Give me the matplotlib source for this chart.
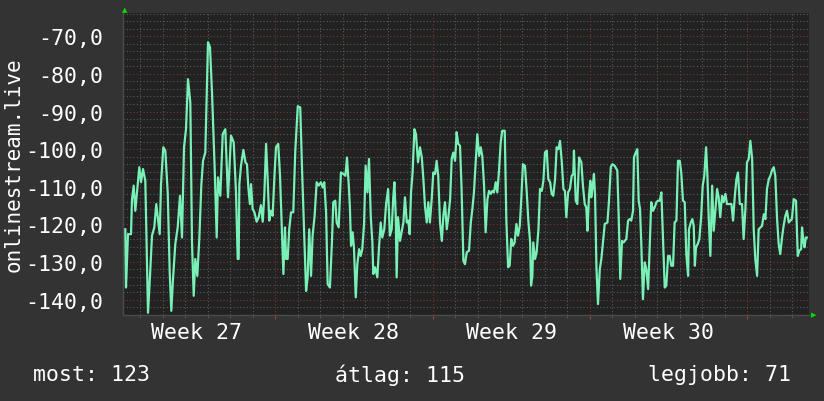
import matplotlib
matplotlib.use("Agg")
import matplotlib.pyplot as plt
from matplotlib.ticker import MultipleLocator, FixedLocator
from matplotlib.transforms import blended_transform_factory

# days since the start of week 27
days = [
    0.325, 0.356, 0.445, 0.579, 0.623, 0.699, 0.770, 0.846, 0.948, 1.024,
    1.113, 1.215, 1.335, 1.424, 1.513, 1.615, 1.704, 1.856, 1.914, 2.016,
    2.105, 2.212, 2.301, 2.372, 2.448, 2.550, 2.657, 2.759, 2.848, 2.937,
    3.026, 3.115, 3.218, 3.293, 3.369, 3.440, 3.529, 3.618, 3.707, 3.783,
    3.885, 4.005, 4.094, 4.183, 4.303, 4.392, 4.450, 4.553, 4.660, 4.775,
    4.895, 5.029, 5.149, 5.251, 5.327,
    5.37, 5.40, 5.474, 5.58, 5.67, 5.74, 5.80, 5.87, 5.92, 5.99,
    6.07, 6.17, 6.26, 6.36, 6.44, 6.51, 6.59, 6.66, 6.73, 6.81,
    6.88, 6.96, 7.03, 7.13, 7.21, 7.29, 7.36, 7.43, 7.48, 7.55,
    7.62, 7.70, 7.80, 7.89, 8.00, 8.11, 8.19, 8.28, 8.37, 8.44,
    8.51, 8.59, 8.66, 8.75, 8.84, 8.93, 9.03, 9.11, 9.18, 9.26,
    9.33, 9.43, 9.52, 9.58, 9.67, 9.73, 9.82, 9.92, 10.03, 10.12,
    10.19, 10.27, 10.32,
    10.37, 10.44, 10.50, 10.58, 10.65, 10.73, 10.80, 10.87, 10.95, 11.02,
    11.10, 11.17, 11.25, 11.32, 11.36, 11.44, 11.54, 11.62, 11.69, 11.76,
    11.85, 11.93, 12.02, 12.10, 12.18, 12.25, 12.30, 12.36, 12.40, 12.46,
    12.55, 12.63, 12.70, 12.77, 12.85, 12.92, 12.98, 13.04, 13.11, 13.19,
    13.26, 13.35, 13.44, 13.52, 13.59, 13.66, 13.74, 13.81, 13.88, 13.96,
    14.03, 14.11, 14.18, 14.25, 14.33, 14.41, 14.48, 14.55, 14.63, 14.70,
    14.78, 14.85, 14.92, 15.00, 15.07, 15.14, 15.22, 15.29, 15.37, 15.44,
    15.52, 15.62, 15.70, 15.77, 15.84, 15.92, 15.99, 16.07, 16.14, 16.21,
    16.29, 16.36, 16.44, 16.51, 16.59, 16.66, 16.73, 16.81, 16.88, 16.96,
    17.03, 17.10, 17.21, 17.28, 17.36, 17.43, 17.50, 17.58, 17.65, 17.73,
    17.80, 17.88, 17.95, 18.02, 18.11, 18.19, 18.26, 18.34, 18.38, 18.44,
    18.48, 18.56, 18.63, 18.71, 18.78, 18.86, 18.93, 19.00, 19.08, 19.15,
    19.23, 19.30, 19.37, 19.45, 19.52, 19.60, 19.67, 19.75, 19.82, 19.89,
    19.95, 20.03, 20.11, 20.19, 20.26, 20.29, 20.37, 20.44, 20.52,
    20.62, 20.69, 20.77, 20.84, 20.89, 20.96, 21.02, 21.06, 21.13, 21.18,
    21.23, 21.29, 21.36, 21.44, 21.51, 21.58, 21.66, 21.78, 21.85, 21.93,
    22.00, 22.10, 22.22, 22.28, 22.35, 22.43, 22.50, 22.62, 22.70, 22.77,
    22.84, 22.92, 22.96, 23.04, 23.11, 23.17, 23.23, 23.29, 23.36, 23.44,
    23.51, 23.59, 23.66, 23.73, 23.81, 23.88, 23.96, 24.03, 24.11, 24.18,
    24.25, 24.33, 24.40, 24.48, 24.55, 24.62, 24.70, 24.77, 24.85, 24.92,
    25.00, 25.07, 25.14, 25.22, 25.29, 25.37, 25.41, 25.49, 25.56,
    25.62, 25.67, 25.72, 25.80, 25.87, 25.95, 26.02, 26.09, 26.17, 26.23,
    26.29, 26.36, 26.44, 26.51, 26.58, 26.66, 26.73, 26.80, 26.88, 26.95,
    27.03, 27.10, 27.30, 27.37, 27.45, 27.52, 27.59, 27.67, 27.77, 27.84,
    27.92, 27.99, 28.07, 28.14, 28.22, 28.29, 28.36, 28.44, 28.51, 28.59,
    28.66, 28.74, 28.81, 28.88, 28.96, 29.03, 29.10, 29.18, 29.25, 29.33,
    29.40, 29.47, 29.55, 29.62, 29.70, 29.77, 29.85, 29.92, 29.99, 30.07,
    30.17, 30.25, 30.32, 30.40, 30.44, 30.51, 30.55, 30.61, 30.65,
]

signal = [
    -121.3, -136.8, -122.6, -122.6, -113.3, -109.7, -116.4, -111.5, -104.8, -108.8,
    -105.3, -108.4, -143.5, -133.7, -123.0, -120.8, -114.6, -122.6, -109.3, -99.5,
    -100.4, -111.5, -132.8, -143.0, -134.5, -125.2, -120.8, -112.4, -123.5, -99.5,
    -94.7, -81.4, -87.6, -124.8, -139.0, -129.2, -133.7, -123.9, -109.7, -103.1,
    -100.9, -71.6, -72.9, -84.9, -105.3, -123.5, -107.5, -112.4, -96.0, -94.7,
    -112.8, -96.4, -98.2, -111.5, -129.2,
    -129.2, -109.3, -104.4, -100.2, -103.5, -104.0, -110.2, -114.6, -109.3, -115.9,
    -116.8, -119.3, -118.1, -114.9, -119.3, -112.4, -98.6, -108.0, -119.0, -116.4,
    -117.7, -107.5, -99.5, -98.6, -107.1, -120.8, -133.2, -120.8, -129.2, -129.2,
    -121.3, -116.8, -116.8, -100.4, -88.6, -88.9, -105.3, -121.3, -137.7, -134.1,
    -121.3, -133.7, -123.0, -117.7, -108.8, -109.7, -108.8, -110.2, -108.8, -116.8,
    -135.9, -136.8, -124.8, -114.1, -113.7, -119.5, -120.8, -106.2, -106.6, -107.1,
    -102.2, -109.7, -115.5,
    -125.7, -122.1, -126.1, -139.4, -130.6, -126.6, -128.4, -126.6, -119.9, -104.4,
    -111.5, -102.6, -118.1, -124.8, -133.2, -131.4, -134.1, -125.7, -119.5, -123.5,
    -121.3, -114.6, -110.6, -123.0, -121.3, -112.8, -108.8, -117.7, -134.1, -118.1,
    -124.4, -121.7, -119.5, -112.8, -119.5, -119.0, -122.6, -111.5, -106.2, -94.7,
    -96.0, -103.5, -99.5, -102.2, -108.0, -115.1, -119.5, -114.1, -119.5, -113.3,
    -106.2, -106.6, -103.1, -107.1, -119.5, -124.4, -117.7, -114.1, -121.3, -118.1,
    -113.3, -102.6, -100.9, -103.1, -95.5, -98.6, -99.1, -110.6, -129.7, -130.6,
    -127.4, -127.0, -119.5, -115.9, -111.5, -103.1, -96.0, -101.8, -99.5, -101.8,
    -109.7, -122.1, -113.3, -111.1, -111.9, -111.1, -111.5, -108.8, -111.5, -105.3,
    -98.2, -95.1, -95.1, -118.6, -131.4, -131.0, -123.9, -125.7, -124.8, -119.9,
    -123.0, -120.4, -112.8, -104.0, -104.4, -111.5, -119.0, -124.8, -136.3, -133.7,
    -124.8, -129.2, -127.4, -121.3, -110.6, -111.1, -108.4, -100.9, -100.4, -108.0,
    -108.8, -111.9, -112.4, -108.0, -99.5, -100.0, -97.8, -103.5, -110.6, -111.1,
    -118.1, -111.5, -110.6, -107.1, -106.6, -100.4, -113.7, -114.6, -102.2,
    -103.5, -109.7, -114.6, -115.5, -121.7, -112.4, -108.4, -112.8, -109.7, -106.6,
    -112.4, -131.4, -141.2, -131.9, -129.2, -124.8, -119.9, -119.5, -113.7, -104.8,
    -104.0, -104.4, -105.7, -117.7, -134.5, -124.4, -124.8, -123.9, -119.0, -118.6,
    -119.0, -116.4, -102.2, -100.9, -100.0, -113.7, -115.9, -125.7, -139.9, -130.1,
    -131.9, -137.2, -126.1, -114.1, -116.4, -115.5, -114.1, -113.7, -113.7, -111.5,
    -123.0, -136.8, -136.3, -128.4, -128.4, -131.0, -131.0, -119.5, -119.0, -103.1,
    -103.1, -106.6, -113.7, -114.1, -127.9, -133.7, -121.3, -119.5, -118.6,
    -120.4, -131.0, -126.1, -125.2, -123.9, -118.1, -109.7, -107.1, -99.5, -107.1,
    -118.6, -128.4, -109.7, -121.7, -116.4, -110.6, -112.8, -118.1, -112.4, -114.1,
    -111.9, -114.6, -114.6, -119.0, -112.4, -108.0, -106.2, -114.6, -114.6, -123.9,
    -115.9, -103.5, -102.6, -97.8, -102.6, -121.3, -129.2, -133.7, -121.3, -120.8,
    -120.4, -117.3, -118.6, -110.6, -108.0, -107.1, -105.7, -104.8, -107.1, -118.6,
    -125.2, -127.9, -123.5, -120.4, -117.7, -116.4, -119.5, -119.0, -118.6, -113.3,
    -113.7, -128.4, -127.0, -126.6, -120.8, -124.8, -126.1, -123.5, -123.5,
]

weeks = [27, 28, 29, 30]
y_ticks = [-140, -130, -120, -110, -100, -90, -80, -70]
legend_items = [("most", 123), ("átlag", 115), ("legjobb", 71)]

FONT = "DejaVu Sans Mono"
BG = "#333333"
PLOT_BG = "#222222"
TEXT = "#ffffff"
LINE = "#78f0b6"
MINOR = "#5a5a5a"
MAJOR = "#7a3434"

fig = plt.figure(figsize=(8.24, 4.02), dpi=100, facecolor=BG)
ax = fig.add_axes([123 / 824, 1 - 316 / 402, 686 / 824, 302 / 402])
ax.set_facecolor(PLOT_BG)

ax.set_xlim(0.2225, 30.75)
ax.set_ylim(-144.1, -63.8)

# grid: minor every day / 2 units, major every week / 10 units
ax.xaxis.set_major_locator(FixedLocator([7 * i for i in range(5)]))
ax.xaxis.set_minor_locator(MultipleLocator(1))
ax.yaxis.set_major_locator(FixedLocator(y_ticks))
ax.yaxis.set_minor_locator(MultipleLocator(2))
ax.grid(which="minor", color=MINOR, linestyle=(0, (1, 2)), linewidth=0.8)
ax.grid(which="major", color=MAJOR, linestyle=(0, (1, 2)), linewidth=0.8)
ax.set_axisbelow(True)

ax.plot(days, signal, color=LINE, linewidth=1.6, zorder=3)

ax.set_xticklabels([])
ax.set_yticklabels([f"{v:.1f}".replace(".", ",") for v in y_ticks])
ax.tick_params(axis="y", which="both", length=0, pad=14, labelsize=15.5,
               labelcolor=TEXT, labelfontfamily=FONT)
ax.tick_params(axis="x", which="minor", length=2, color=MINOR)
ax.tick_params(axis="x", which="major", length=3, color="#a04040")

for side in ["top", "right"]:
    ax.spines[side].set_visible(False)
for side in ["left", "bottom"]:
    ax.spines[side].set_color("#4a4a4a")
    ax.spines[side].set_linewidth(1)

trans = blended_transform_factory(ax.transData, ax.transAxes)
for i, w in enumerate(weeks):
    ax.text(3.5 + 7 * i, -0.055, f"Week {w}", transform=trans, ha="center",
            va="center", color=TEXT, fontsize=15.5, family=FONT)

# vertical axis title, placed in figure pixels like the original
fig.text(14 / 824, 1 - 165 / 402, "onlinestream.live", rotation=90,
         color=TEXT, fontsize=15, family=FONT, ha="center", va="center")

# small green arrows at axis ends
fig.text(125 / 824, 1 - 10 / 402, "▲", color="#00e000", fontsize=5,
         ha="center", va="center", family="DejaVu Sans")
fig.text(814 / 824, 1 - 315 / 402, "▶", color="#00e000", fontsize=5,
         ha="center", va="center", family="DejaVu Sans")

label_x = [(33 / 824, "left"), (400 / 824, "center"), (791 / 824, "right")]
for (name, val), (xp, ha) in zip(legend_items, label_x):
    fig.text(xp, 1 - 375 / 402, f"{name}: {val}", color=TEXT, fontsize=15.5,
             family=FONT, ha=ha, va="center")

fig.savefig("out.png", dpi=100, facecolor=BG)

-- -- --

Output exactly the span of lines from the top of the listing through the line holding "from matplotlib.transforms import", and leave every picture out.

Give me the matplotlib source for this chart.
import matplotlib
matplotlib.use("Agg")
import matplotlib.pyplot as plt
from matplotlib.ticker import MultipleLocator, FixedLocator
from matplotlib.transforms import blended_transform_factory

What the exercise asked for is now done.